All the entries need to be quoted exactly, apart from the pictures, which you should drop.

Recorded information.
-- Start --

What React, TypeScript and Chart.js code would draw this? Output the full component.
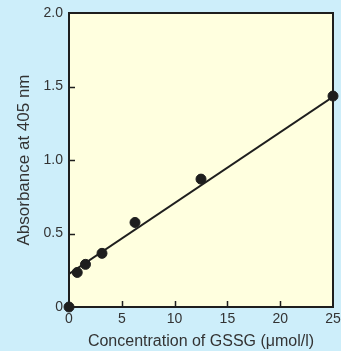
import React, { useEffect, useRef } from "react";
import { Chart, registerables } from "chart.js";

Chart.register(...registerables);

const concentrations = [0, 0.78, 1.56, 3.125, 6.25, 12.5, 25];
const absorbance = [0, 0.235, 0.29, 0.365, 0.575, 0.87, 1.435];
const fitX = [0, 25];
const fitY = [0.225, 1.43];
const xTicks = [0, 5, 10, 15, 20, 25];
const yTicks = [0, 0.5, 1.0, 1.5, 2.0];

const PAGE_BG = "#cdeefa";
const PLOT_BG = "#ffffdf";
const INK = "#1e1e1e";
const TEXT = "#333333";
const FONT = "Liberation Sans";

const boxPlugin = {
  id: "boxPlugin",
  beforeDraw(chart: any) {
    const { ctx, chartArea } = chart;
    ctx.save();
    ctx.fillStyle = PLOT_BG;
    ctx.fillRect(chartArea.left, chartArea.top, chartArea.right - chartArea.left, chartArea.bottom - chartArea.top);
    ctx.restore();
  },
  afterDatasetsDraw(chart: any) {
    const { ctx, chartArea, scales } = chart;
    const { left, right, top, bottom } = chartArea;
    ctx.save();
    ctx.strokeStyle = INK;
    ctx.lineWidth = 1.5;
    ctx.beginPath();
    xTicks.forEach((v) => {
      if (v === 0 || v === 25) return;
      const px = Math.round(scales.x.getPixelForValue(v)) + 0.5;
      ctx.moveTo(px, bottom);
      ctx.lineTo(px, bottom - 6);
    });
    yTicks.forEach((v) => {
      if (v === 0 || v === 2) return;
      const py = Math.round(scales.y.getPixelForValue(v)) + 0.5;
      ctx.moveTo(left, py);
      ctx.lineTo(left + 6, py);
    });
    ctx.stroke();
    ctx.lineWidth = 2;
    ctx.strokeRect(left, top, right - left, bottom - top);
    ctx.restore();
  },
};

export default function App() {
  const ref = useRef<HTMLCanvasElement>(null);
  useEffect(() => {
    document.body.style.margin = "0";
    document.body.style.background = PAGE_BG;
    const canvas = ref.current!;
    const chart = new Chart(canvas, {
      type: "scatter",
      data: {
        datasets: [
          {
            type: "line",
            data: fitX.map((x, i) => ({ x, y: fitY[i] })),
            borderColor: INK,
            borderWidth: 2,
            pointRadius: 0,
            fill: false,
          } as any,
          {
            data: concentrations.map((x, i) => ({ x, y: absorbance[i] })),
            backgroundColor: INK,
            borderColor: INK,
            pointRadius: 5,
            clip: false,
          } as any,
        ],
      },
      options: {
        responsive: false,
        animation: false,
        layout: { padding: { top: 13, right: 8, left: 0, bottom: 0 } },
        plugins: { legend: { display: false }, tooltip: { enabled: false } },
        scales: {
          x: {
            type: "linear",
            min: 0,
            max: 25,
            border: { display: false },
            grid: { display: false, drawTicks: false },
            afterBuildTicks: (s: any) => {
              s.ticks = xTicks.map((v) => ({ value: v }));
            },
            afterFit: (s: any) => {
              s.height = 44;
              s.paddingRight = 0;
              s.paddingLeft = 0;
            },
            ticks: {
              padding: 4,
              maxRotation: 0,
              color: TEXT,
              font: { family: FONT, size: 14 },
              callback: (v: any) => String(v),
            },
            title: {
              display: true,
              text: "Concentration of GSSG (μmol/l)",
              color: TEXT,
              font: { family: FONT, size: 16 },
              padding: { top: 0, bottom: 0 },
            },
          },
          y: {
            type: "linear",
            min: 0,
            max: 2,
            border: { display: false },
            grid: { display: false, drawTicks: false },
            afterBuildTicks: (s: any) => {
              s.ticks = yTicks.map((v) => ({ value: v }));
            },
            afterFit: (s: any) => {
              s.width = 69;
              s.paddingTop = 0;
              s.paddingBottom = 0;
            },
            ticks: {
              padding: 6,
              color: TEXT,
              font: { family: FONT, size: 14 },
              callback: (v: any) => (v === 0 ? "0" : Number(v).toFixed(1)),
            },
            title: {
              display: true,
              text: "Absorbance at 405 nm",
              color: TEXT,
              font: { family: FONT, size: 17 },
              padding: { top: 14, bottom: 0 },
            },
          },
        },
      },
      plugins: [boxPlugin],
    });
    return () => chart.destroy();
  }, []);
  return (
    <div style={{ width: 341, height: 351, background: PAGE_BG }}>
      <canvas ref={ref} width={341} height={351} style={{ display: "block" }} />
    </div>
  );
}
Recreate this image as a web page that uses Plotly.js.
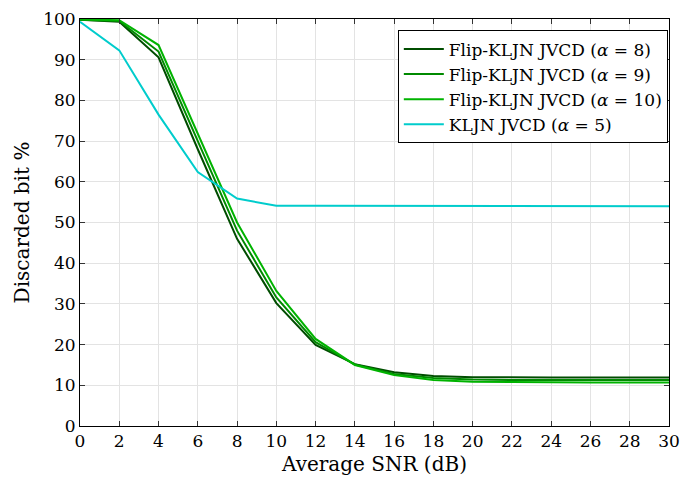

-- End --

Task output.
What React, TypeScript and Chart.js code would draw this? Output the full component.
import React, { useEffect, useRef } from "react";
import { Chart, registerables } from "chart.js";

Chart.register(...registerables);

const concentrations = [0, 0.78, 1.56, 3.125, 6.25, 12.5, 25];
const absorbance = [0, 0.235, 0.29, 0.365, 0.575, 0.87, 1.435];
const fitX = [0, 25];
const fitY = [0.225, 1.43];
const xTicks = [0, 5, 10, 15, 20, 25];
const yTicks = [0, 0.5, 1.0, 1.5, 2.0];

const PAGE_BG = "#cdeefa";
const PLOT_BG = "#ffffdf";
const INK = "#1e1e1e";
const TEXT = "#333333";
const FONT = "Liberation Sans";

const boxPlugin = {
  id: "boxPlugin",
  beforeDraw(chart: any) {
    const { ctx, chartArea } = chart;
    ctx.save();
    ctx.fillStyle = PLOT_BG;
    ctx.fillRect(chartArea.left, chartArea.top, chartArea.right - chartArea.left, chartArea.bottom - chartArea.top);
    ctx.restore();
  },
  afterDatasetsDraw(chart: any) {
    const { ctx, chartArea, scales } = chart;
    const { left, right, top, bottom } = chartArea;
    ctx.save();
    ctx.strokeStyle = INK;
    ctx.lineWidth = 1.5;
    ctx.beginPath();
    xTicks.forEach((v) => {
      if (v === 0 || v === 25) return;
      const px = Math.round(scales.x.getPixelForValue(v)) + 0.5;
      ctx.moveTo(px, bottom);
      ctx.lineTo(px, bottom - 6);
    });
    yTicks.forEach((v) => {
      if (v === 0 || v === 2) return;
      const py = Math.round(scales.y.getPixelForValue(v)) + 0.5;
      ctx.moveTo(left, py);
      ctx.lineTo(left + 6, py);
    });
    ctx.stroke();
    ctx.lineWidth = 2;
    ctx.strokeRect(left, top, right - left, bottom - top);
    ctx.restore();
  },
};

export default function App() {
  const ref = useRef<HTMLCanvasElement>(null);
  useEffect(() => {
    document.body.style.margin = "0";
    document.body.style.background = PAGE_BG;
    const canvas = ref.current!;
    const chart = new Chart(canvas, {
      type: "scatter",
      data: {
        datasets: [
          {
            type: "line",
            data: fitX.map((x, i) => ({ x, y: fitY[i] })),
            borderColor: INK,
            borderWidth: 2,
            pointRadius: 0,
            fill: false,
          } as any,
          {
            data: concentrations.map((x, i) => ({ x, y: absorbance[i] })),
            backgroundColor: INK,
            borderColor: INK,
            pointRadius: 5,
            clip: false,
          } as any,
        ],
      },
      options: {
        responsive: false,
        animation: false,
        layout: { padding: { top: 13, right: 8, left: 0, bottom: 0 } },
        plugins: { legend: { display: false }, tooltip: { enabled: false } },
        scales: {
          x: {
            type: "linear",
            min: 0,
            max: 25,
            border: { display: false },
            grid: { display: false, drawTicks: false },
            afterBuildTicks: (s: any) => {
              s.ticks = xTicks.map((v) => ({ value: v }));
            },
            afterFit: (s: any) => {
              s.height = 44;
              s.paddingRight = 0;
              s.paddingLeft = 0;
            },
            ticks: {
              padding: 4,
              maxRotation: 0,
              color: TEXT,
              font: { family: FONT, size: 14 },
              callback: (v: any) => String(v),
            },
            title: {
              display: true,
              text: "Concentration of GSSG (μmol/l)",
              color: TEXT,
              font: { family: FONT, size: 16 },
              padding: { top: 0, bottom: 0 },
            },
          },
          y: {
            type: "linear",
            min: 0,
            max: 2,
            border: { display: false },
            grid: { display: false, drawTicks: false },
            afterBuildTicks: (s: any) => {
              s.ticks = yTicks.map((v) => ({ value: v }));
            },
            afterFit: (s: any) => {
              s.width = 69;
              s.paddingTop = 0;
              s.paddingBottom = 0;
            },
            ticks: {
              padding: 6,
              color: TEXT,
              font: { family: FONT, size: 14 },
              callback: (v: any) => (v === 0 ? "0" : Number(v).toFixed(1)),
            },
            title: {
              display: true,
              text: "Absorbance at 405 nm",
              color: TEXT,
              font: { family: FONT, size: 17 },
              padding: { top: 14, bottom: 0 },
            },
          },
        },
      },
      plugins: [boxPlugin],
    });
    return () => chart.destroy();
  }, []);
  return (
    <div style={{ width: 341, height: 351, background: PAGE_BG }}>
      <canvas ref={ref} width={341} height={351} style={{ display: "block" }} />
    </div>
  );
}
Recreate this image as a web page that uses Plotly.js.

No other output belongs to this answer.